Harvesting and Storing for Optimal Flavor

Harvest basil in the morning for the best flavor. Once your plants reach about 6 inches tall, pinch or cut the leaves. You can do this regularly to encourage growth.

To store basil, it’s best to use the fresh leaves immediately. If not, you can:

  • Freeze: Place whole or chopped leaves in ice cube trays filled with water.
  • Dry: Hang small bundles of basil upside down in a dry, dark place.
💥 Quick Tip

To retain the vibrant green color, briefly blanch basil before freezing.

Basil in the Kitchen

Basil is a star in the kitchen, adding a fresh, aromatic touch to numerous dishes. Pesto is a classic use—blend fresh basil leaves with garlic, pine nuts, Parmesan cheese, and olive oil.

For thai basil, use it in stir-fries and soups for a unique flavor profile.
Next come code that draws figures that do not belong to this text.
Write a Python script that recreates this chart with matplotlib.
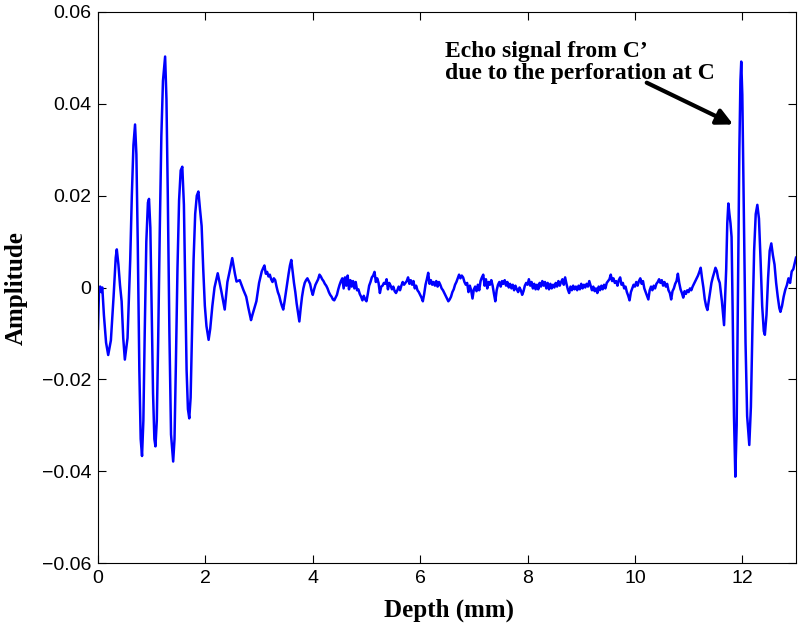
import matplotlib
matplotlib.use("Agg")
import matplotlib.pyplot as plt
import numpy as np

# ---- data ----
# first echo burst (depth in mm, amplitude)
depth_burst1 = [0.00, 0.02, 0.04, 0.06, 0.08, 0.11, 0.15, 0.19, 0.24, 0.29, 0.33, 0.35, 0.38, 0.41,
                0.44, 0.47, 0.50, 0.55, 0.60, 0.63, 0.66, 0.69, 0.715, 0.74, 0.77, 0.795, 0.82, 0.845,
                0.87, 0.90, 0.93, 0.95, 0.975, 1.00, 1.025, 1.05, 1.07, 1.095, 1.12, 1.15, 1.18, 1.21,
                1.25, 1.275, 1.30, 1.33, 1.36, 1.40, 1.425, 1.45, 1.48, 1.51, 1.54, 1.57, 1.60, 1.625,
                1.65, 1.675, 1.70, 1.725, 1.75, 1.78, 1.81, 1.84, 1.87, 1.90, 1.93, 1.96, 1.99, 2.02,
                2.06, 2.09, 2.13, 2.17, 2.23, 2.30, 2.36, 2.41, 2.46, 2.50, 2.55, 2.58, 2.64, 2.71,
                2.76, 2.80, 2.85]
amp_burst1 = [-0.0090, 0.0000, 0.0002, -0.0010, 0.0000, -0.0060, -0.0120, -0.0147, -0.0115, -0.0020,
              0.0065, 0.0083, 0.0050, 0.0005, -0.0030, -0.0110, -0.0157, -0.0110, 0.0060, 0.0200,
              0.0310, 0.0355, 0.0290, 0.0100, -0.0180, -0.0330, -0.0367, -0.0290, -0.0100, 0.0100,
              0.0185, 0.0193, 0.0130, -0.0050, -0.0230, -0.0330, -0.0346, -0.0290, -0.0120, 0.0120,
              0.0330, 0.0450, 0.0503, 0.0410, 0.0200, -0.0100, -0.0320, -0.0379, -0.0330, -0.0170,
              0.0040, 0.0190, 0.0255, 0.0263, 0.0180, 0.0000, -0.0180, -0.0265, -0.0285, -0.0240,
              -0.0100, 0.0060, 0.0160, 0.0200, 0.0209, 0.0170, 0.0134, 0.0040, -0.0040, -0.0084,
              -0.0114, -0.0090, -0.0040, 0.0000, 0.0031, -0.0010, -0.0048, 0.0012, 0.0040, 0.0064,
              0.0030, 0.0013, 0.0016, -0.0006, -0.0020, -0.0044, -0.0071]

# middle noisy stretch, sampled every 0.025 mm from 2.875 mm (amplitude in units of 1e-4)
mid_start = 2.875
mid_step = 0.025
amp_mid_e4 = [
    -60, -50, -40, -30, -10,
    10, 22, 35, 42, 48, 30, 34, 24, 28, 18,
    12, 20, 16, 2, -10, -18, -30, -40, -48, -30,
    -10, 10, 30, 48, 60, 35, 10, -10, -35, -55,
    -74, -45, -20, -2, 10, 16, 20, 14, 8, -6,
    -16, -4, 6, 12, 18, 28, 24, 18, 14, 8,
    4, -2, -10, -16, -20, -26, -28, -22, -16, -4,
    6, 14, 20, -2, 22, 4, 26, -4, 16, 2,
    14, -2, 12, -6, -4, -14, -20, -28, -18, -26,
    -30, -14, 4, 12, 22, 26, 34, 12, 20, 10,
    -12, 2, 4, 10, 8, 18, -4, 10, 4, -4,
    2, -8, -12, -6, 2, -6, 4, 12, 6, 10,
    14, 22, 8, 16, 6, 14, -2, 4, -6, -10,
    -16, -22, -30, -14, 6, 18, 32, 8, 16, 6,
    12, 4, 14, 2, 12, 6, -2, -6, -12, -18,
    -24, -30, -26, -20, -10, -4, 6, 12, 20, 28,
    20, 26, 22, 12, 6, 10, -10, 4, -6, -24,
    -4, 2, -8, 6, -6, 14, 22, 28, 4, 18,
    -2, 12, 6, 16, 4, -14, -30, -6, 6, 12,
    2, 14, 8, 16, 4, 12, 0, 8, -2, 6,
    -6, 4, -4, -10, 0, -6, -16, -8, 4, 10,
    6, 18, 4, 12, -2, 8, -4, 6, -4, 10,
    2, 14, 4, 12, -2, 10, -4, 8, -2, 6,
    0, 10, 2, 14, 4, 12, 18, 6, 22, 8,
    -4, -12, 2, -6, 4, -4, 2, -6, 4, -4,
    8, -2, 6, 0, 8, 2, 14, 4, -6, 2,
    -8, -2, -12, 2, -6, 4, -4, 6, -2, 10,
    14, 18, 28, 14, 20, 10, 14, 4, 16, 22,
    6, 10, -2, 2, -10, -18, -28, -10, -2, 6,
    2, 12, 4, 14, 20, 8, 14, -2, -10, -18,
    -26, -6, 2, -6, 4, -2, 8, 12, 18, 10,
    16, 4, 12, 2, 8, -6, -12, -26, -8, -2,
    8, 14, 30, 10, -4, -12, -22, -8, -14, -6,
    -10, -2, -6, 2, 8, 14, 20, 26, 34, 43,
    20, 0, -25, -40, -49, -30, -10, 10, 22, 32,
    43, 36, 20,
]

# second echo burst (from C')
depth_burst2 = [11.58, 11.62, 11.66, 11.70, 11.72, 11.74, 11.76, 11.78, 11.80, 11.82, 11.845, 11.87,
                11.895, 11.92, 11.945, 11.965, 11.98, 12.00, 12.03, 12.06, 12.09, 12.13, 12.16, 12.19,
                12.22, 12.25, 12.28, 12.31, 12.34, 12.37, 12.40, 12.42, 12.45, 12.48, 12.51, 12.54,
                12.57, 12.60, 12.63, 12.66, 12.69, 12.71, 12.74, 12.77, 12.80, 12.83, 12.86, 12.89,
                12.92, 12.95, 12.98, 13.00]
amp_burst2 = [0.0010, -0.0030, -0.0082, 0.0040, 0.0140, 0.0183, 0.0160, 0.0140, 0.0110, -0.0050,
              -0.0280, -0.0412, -0.0300, 0.0000, 0.0300, 0.0450, 0.0492, 0.0420, 0.0150, -0.0120,
              -0.0280, -0.0343, -0.0260, -0.0080, 0.0080, 0.0160, 0.0180, 0.0150, 0.0060, -0.0040,
              -0.0095, -0.0103, -0.0060, 0.0020, 0.0080, 0.0096, 0.0070, 0.0050, 0.0010, -0.0020,
              -0.0045, -0.0053, -0.0040, -0.0020, -0.0005, 0.0005, 0.0020, 0.0010, 0.0035, 0.0040,
              0.0055, 0.0065]

x_ticks = [0, 2, 4, 6, 8, 10, 12]
y_ticks = [-0.06, -0.04, -0.02, 0, 0.02, 0.04, 0.06]
y_tick_labels = ["\u22120.06", "\u22120.04", "\u22120.02", "0", "0.02", "0.04", "0.06"]
annot_lines = ["Echo signal from C\u2019", "due to the perforation at C"]

depth_mid = mid_start + mid_step * np.arange(len(amp_mid_e4))
amp_mid = np.array(amp_mid_e4) * 1e-4

depth = np.concatenate([depth_burst1, depth_mid, depth_burst2])
amp = np.concatenate([amp_burst1, amp_mid, amp_burst2])

# ---- figure ----
fig = plt.figure(figsize=(8, 6.25), dpi=100)
ax = fig.add_axes([0.1225, 0.0992, 0.8725, 0.8816])
ax.plot(depth, amp, color="#0000FF", lw=1.8)

ax.set_xlim(0, 13)
ax.set_ylim(-0.06, 0.06)
ax.set_xticks(x_ticks)
ax.set_xticklabels([str(t) for t in x_ticks])
ax.set_yticks(y_ticks)
ax.set_yticklabels(y_tick_labels)
ax.tick_params(direction="in", length=6, width=0.8, top=True, right=True,
               labelsize=14, pad=5)
for lab in ax.get_xticklabels() + ax.get_yticklabels():
    lab.set_fontfamily("Liberation Sans")
for s in ax.spines.values():
    s.set_linewidth(0.8)

fig.text(449 / 800, 1 - 617 / 625, "Depth (mm)", fontfamily="Liberation Serif",
         fontweight="bold", fontsize=18, ha="center", va="baseline")
fig.text(16 / 800, 1 - 288 / 625, "Amplitude", fontfamily="Liberation Serif",
         fontweight="bold", fontsize=18, ha="center", va="center", rotation=90)

ax.text(6.46, 0.0501, annot_lines[0], fontfamily="Liberation Serif", fontweight="bold",
        fontsize=17, ha="left", va="baseline")
ax.text(6.46, 0.0453, annot_lines[1], fontfamily="Liberation Serif", fontweight="bold",
        fontsize=17, ha="left", va="baseline")
ax.annotate("", xy=(11.83, 0.0355), xytext=(10.22, 0.0446),
            arrowprops=dict(arrowstyle="-|>", lw=3, color="black", mutation_scale=24,
                            shrinkA=0, shrinkB=0))

fig.savefig("out.png", dpi=100)
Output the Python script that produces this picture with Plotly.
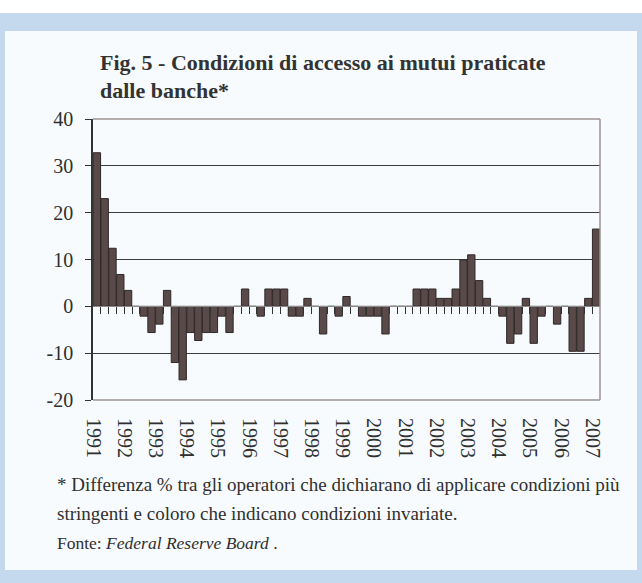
import plotly.graph_objects as go

# Quarterly survey balance, 1991 Q1 - 2007 Q1
years = [str(y) for y in range(1991, 2008)]
values = [
    32.8, 23.0, 12.4, 6.8,      # 1991
    3.4, 0.0, -2.1, -5.6,       # 1992
    -3.8, 3.4, -12.0, -15.7,    # 1993
    -5.6, -7.3, -5.6, -5.6,     # 1994
    -2.1, -5.6, 0.0, 3.7,       # 1995
    0.0, -2.1, 3.7, 3.7,        # 1996
    3.7, -2.1, -2.1, 1.7,       # 1997
    0.0, -5.9, 0.0, -2.1,       # 1998
    2.1, 0.0, -2.1, -2.1,       # 1999
    -2.1, -5.9, 0.0, 0.0,       # 2000
    0.0, 3.7, 3.7, 3.7,         # 2001
    1.7, 1.7, 3.7, 9.9,         # 2002
    11.0, 5.5, 1.7, 0.0,        # 2003
    -2.1, -7.9, -5.9, 1.7,      # 2004
    -7.9, -2.1, 0.0, -3.8,      # 2005
    0.0, -9.6, -9.6, 1.7,       # 2006
    16.5,                       # 2007
]
y_ticks = [-20, -10, 0, 10, 20, 30, 40]
y_labels = [str(v) for v in y_ticks]

title_lines = ["Fig. 5 - Condizioni di accesso ai mutui praticate", "dalle banche*"]
note_lines = [
    "* Differenza % tra gli operatori che dichiarano di applicare condizioni più",
    "stringenti e coloro che indicano condizioni invariate.",
    "Fonte: <i>Federal Reserve Board</i> .",
]
note_sizes = [19, 19, 17.5]

W, H = 642, 583
ML, MR, MT, MB = 93, 42, 119, 183
PW, PH = W - ML - MR, H - MT - MB


def px_x(px):
    return (px - ML) / PW


def px_y(py):
    return (H - MB - py) / PH


idx = list(range(len(values)))
year_pos = [4 * k - 0.5 for k in range(len(years))]
slot_edges = [i + 0.5 for i in range(len(values) - 1)]

TXT = "#2f2f2f"
SERIF = "Liberation Serif"

fig = go.Figure()
fig.add_trace(go.Bar(
    x=idx, y=values,
    marker=dict(color="#5a4949", line=dict(color="#2e2828", width=1)),
    hoverinfo="skip", showlegend=False,
))
# carrier for the zero-line category axis
fig.add_trace(go.Scatter(
    x=[idx[0]], y=[0], xaxis="x2", mode="markers",
    marker=dict(opacity=0), hoverinfo="skip", showlegend=False,
))

shapes = [
    # light blue frame with white strip above
    dict(type="rect", xref="paper", yref="paper", layer="below",
         x0=px_x(0), x1=px_x(W), y0=px_y(H), y1=px_y(13),
         fillcolor="#c5d9ee", line=dict(width=0)),
    # inner panel
    dict(type="rect", xref="paper", yref="paper", layer="below",
         x0=px_x(5), x1=px_x(637), y0=px_y(570), y1=px_y(31),
         fillcolor="#f7fbfd", line=dict(width=0)),
]
border = "#9e9393"
for (x0, y0, x1, y1) in [(0, 1, 1, 1), (1, 0, 1, 1), (0, 0, 1, 0)]:
    shapes.append(dict(type="line", xref="x domain", yref="y domain", layer="above",
                       x0=x0, y0=y0, x1=x1, y1=y1,
                       line=dict(color=border, width=1.5)))

annotations = []
for i, t in enumerate(title_lines):
    annotations.append(dict(
        text=f"<b>{t}</b>", xref="paper", yref="paper", showarrow=False,
        x=px_x(98), y=px_y(62 + 28 * i), xanchor="left", yanchor="middle",
        font=dict(family=SERIF, size=22, color="#333333"),
    ))
for i, (t, s) in enumerate(zip(note_lines, note_sizes)):
    annotations.append(dict(
        text=t, xref="paper", yref="paper", showarrow=False,
        x=px_x(55), y=px_y(484 + 29.5 * i), xanchor="left", yanchor="middle",
        font=dict(family=SERIF, size=s, color=TXT),
    ))

fig.update_layout(
    width=W, height=H,
    margin=dict(l=ML, r=MR, t=MT, b=MB, pad=0),
    paper_bgcolor="white",
    plot_bgcolor="rgba(0,0,0,0)",
    bargap=0.06,
    shapes=shapes,
    annotations=annotations,
    xaxis=dict(
        range=[-0.5, len(values) - 0.5],
        tickmode="array", tickvals=year_pos, ticktext=years,
        tickangle=90, ticks="", showgrid=False, zeroline=False, showline=False,
        tickfont=dict(family=SERIF, size=20, color=TXT),
        ticklabelstandoff=17,
    ),
    xaxis2=dict(
        overlaying="x", matches="x", anchor="free", position=1 / 3, side="bottom",
        tickmode="array", tickvals=slot_edges, showticklabels=False,
        ticks="outside", ticklen=7, tickwidth=1, tickcolor="#333333",
        showline=True, linecolor="#8a8a8a", linewidth=1,
        showgrid=False, zeroline=False,
    ),
    yaxis=dict(
        range=[-20, 40], tickmode="array", tickvals=y_ticks, ticktext=y_labels,
        showgrid=True, gridcolor="#3d3d3d", gridwidth=1, zeroline=False,
        showline=True, linecolor="#333333", linewidth=1.5,
        ticks="outside", ticklen=6, tickcolor="#333333",
        tickfont=dict(family=SERIF, size=20, color=TXT),
        ticklabelstandoff=8,
    ),
)

fig.write_html("out.html")
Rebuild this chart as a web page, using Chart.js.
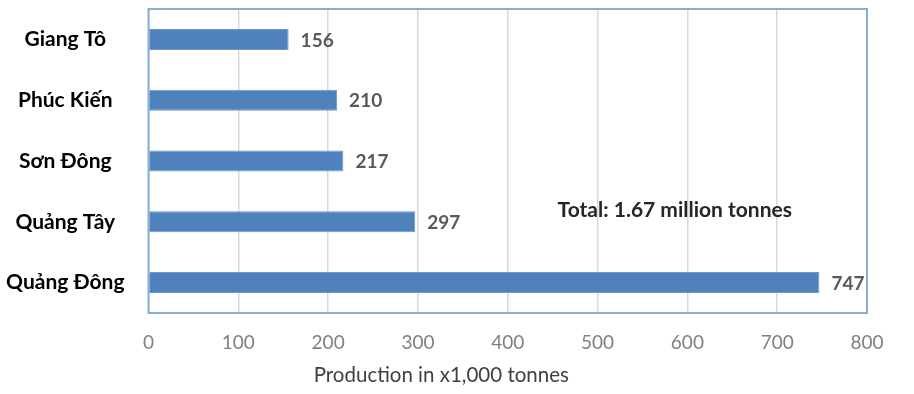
<!DOCTYPE html>
<html>
<head>
<meta charset="utf-8">
<script src="https://cdn.jsdelivr.net/npm/chart.js@4/dist/chart.umd.min.js"></script>
<style>
  html, body { margin: 0; padding: 0; background: #fff; }
  #wrap { width: 914px; height: 394px; }
</style>
</head>
<body>
<div id="wrap"><canvas id="myChart"></canvas></div>
<script>
// datos del grafico
const provinces = ['Giang Tô', 'Phúc Kiến', 'Sơn Đông', 'Quảng Tây', 'Quảng Đông'];
const production = [156, 210, 217, 297, 747];
const xTicks = [0, 100, 200, 300, 400, 500, 600, 700, 800];
const axisTitle = 'Production in x1,000 tonnes';
const totalNote = 'Total: 1.67 million tonnes';

const FONT = 'Lato, "Open Sans", sans-serif';

// marco azul alrededor del area + etiquetas de valor + nota del total + titulo del eje
const extras = {
  id: 'extras',
  afterDatasetsDraw(chart) {
    const ctx = chart.ctx;
    const a = chart.chartArea;
    const xs = chart.scales.x, ys = chart.scales.y;
    ctx.save();
    ctx.strokeStyle = '#86afd8';
    ctx.lineWidth = 2;
    ctx.strokeRect(a.left, a.top, a.right - a.left, a.bottom - a.top);

    const meta = chart.getDatasetMeta(0);
    ctx.font = 'bold 19px ' + FONT;
    ctx.fillStyle = '#595959';
    ctx.textAlign = 'left';
    ctx.textBaseline = 'middle';
    meta.data.forEach((bar, i) => {
      ctx.fillText(production[i], bar.x + 12, bar.y + 1);
    });

    // nota del total
    ctx.font = 'bold 21px ' + FONT;
    ctx.fillStyle = '#262626';
    ctx.textAlign = 'center';
    ctx.fillText(totalNote, xs.getPixelForValue(586), ys.getPixelForValue(3) - 12);

    // titulo del eje x (no esta centrado en el original)
    ctx.font = '20.5px ' + FONT;
    ctx.fillStyle = '#404040';
    ctx.fillText(axisTitle, xs.getPixelForValue(326), xs.bottom - 12);
    ctx.restore();
  }
};

new Chart(document.getElementById('myChart').getContext('2d'), {
  type: 'bar',
  data: {
    labels: provinces,
    datasets: [{
      data: production,
      backgroundColor: '#4f81bd',
      borderColor: '#6f97c8',
      borderWidth: 1,
      barPercentage: 0.69,
      categoryPercentage: 0.5
    }]
  },
  options: {
    indexAxis: 'y',
    responsive: true,
    maintainAspectRatio: false,
    animation: false,
    layout: { padding: { top: 9, right: 47, bottom: 6.7, left: 0 } },
    plugins: {
      legend: { display: false },
      tooltip: { enabled: false }
    },
    scales: {
      x: {
        min: 0,
        max: 800,
        afterBuildTicks: scale => { scale.ticks = xTicks.map(v => ({ value: v })); },
        afterFit: scale => { scale.height = 74.3; },
        grid: { color: '#d9d9d9', lineWidth: 1.5, drawTicks: false },
        border: { display: false },
        ticks: {
          color: '#808080',
          font: { family: FONT, size: 19 },
          padding: 18.6
        }
      },
      y: {
        grid: { display: false, drawTicks: false },
        border: { display: false },
        afterFit: scale => {
          scale.width = 148.5;
          scale.paddingTop = 0;
          scale.paddingBottom = 0;
        },
        ticks: {
          color: '#000',
          crossAlign: 'center',
          font: { family: FONT, size: 21, weight: 'bold' },
          padding: 24
        }
      }
    }
  },
  plugins: [extras]
});
</script>
</body>
</html>
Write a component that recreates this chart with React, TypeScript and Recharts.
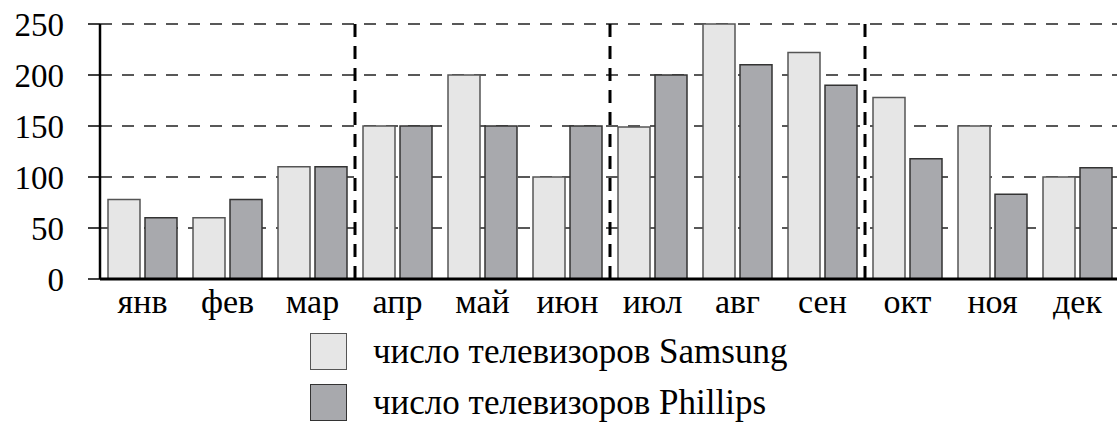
import React from 'react';
import { BarChart, Bar, XAxis, YAxis, CartesianGrid, ReferenceLine, Legend } from 'recharts';

const months = ['янв', 'фев', 'мар', 'апр', 'май', 'июн', 'июл', 'авг', 'сен', 'окт', 'ноя', 'дек'];
const samsung = [78, 60, 110, 150, 200, 100, 149, 250, 222, 178, 150, 100];
const phillips = [60, 78, 110, 150, 150, 150, 200, 210, 190, 118, 83, 109];
const yTicks = [0, 50, 100, 150, 200, 250];
const quarterStarts = ['апр', 'июл', 'окт'];

const seriesNames = {
  samsung: 'число телевизоров Samsung',
  phillips: 'число телевизоров Phillips',
};
const legendOrder = ['samsung', 'phillips'];

const data = months.map((m, i) => ({ m, samsung: samsung[i], phillips: phillips[i] }));

const FONT = "'Liberation Serif', 'Times New Roman', Times, 'Nimbus Roman', 'Noto Serif', FreeSerif, 'DejaVu Serif', serif";

const LegendContent = (props: any) => {
  const payload = [...(props.payload || [])].sort(
    (a: any, b: any) => legendOrder.indexOf(a.dataKey) - legendOrder.indexOf(b.dataKey)
  );
  return (
    <div style={{ fontFamily: FONT }}>
      {payload.map((p: any, i: number) => (
        <div key={i} style={{ display: 'flex', alignItems: 'center', height: 51 }}>
          <span
            style={{
              display: 'inline-block',
              width: 35,
              height: 35,
              background: p.color,
              border: `1.5px solid ${p.dataKey === 'samsung' ? '#555' : '#333'}`,
              marginRight: 26,
              flexShrink: 0,
            }}
          />
          <span style={{ fontSize: 35, color: '#000', fontFamily: FONT, whiteSpace: 'nowrap' }}>{p.value}</span>
        </div>
      ))}
    </div>
  );
};

export default function App() {
  return (
    <div style={{ position: 'absolute', left: 0, top: 0, width: 1117, height: 427, overflow: 'hidden', background: '#fff', fontFamily: FONT }}>
      <BarChart
        width={1120}
        height={427}
        data={data}
        margin={{ top: 24, right: 0, left: 0, bottom: 0 }}
        barSize={32}
        barGap={5}
        style={{ fontFamily: FONT }}
      >
        <CartesianGrid vertical={false} stroke="#222" strokeWidth={1.3} strokeDasharray="12 10" />
        <XAxis
          dataKey="m"
          height={148}
          tickLine={false}
          axisLine={{ stroke: '#000', strokeWidth: 3 }}
          tick={{ fontSize: 34, fill: '#000', fontFamily: FONT }}
          tickMargin={4}
          interval={0}
        />
        <YAxis
          domain={[0, 250]}
          ticks={yTicks}
          width={100}
          tickSize={12}
          tickMargin={24}
          interval={0}
          axisLine={{ stroke: '#000', strokeWidth: 2.5 }}
          tickLine={{ stroke: '#000', strokeWidth: 1.5 }}
          tick={{ fontSize: 33, fill: '#000', fontFamily: FONT }}
        />
        {quarterStarts.map((q) => (
          <ReferenceLine key={q} x={q} position="start" stroke="#000" strokeWidth={3} strokeDasharray="13 9" />
        ))}
        <Bar dataKey="samsung" name={seriesNames.samsung} fill="#e6e6e6" stroke="#555" strokeWidth={1.5} isAnimationActive={false} />
        <Bar dataKey="phillips" name={seriesNames.phillips} fill="#a8a9ad" stroke="#333" strokeWidth={1.5} isAnimationActive={false} />
        <Legend
          layout="vertical"
          align="center"
          verticalAlign="middle"
          content={<LegendContent />}
          wrapperStyle={{ left: 310, top: 326, width: 700, height: 102 }}
        />
      </BarChart>
    </div>
  );
}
Lemon basil pairs well with fish and chicken dishes.

Don’t forget to throw some purple basil into salads for a splash of color and a mild clove-like taste.

Basil also adds a punch to homemade pizzas, can be infused into oils and vinegars, and makes a delicious herb butter.

Try experimenting with different basil varieties—each offers a unique flavor and aroma.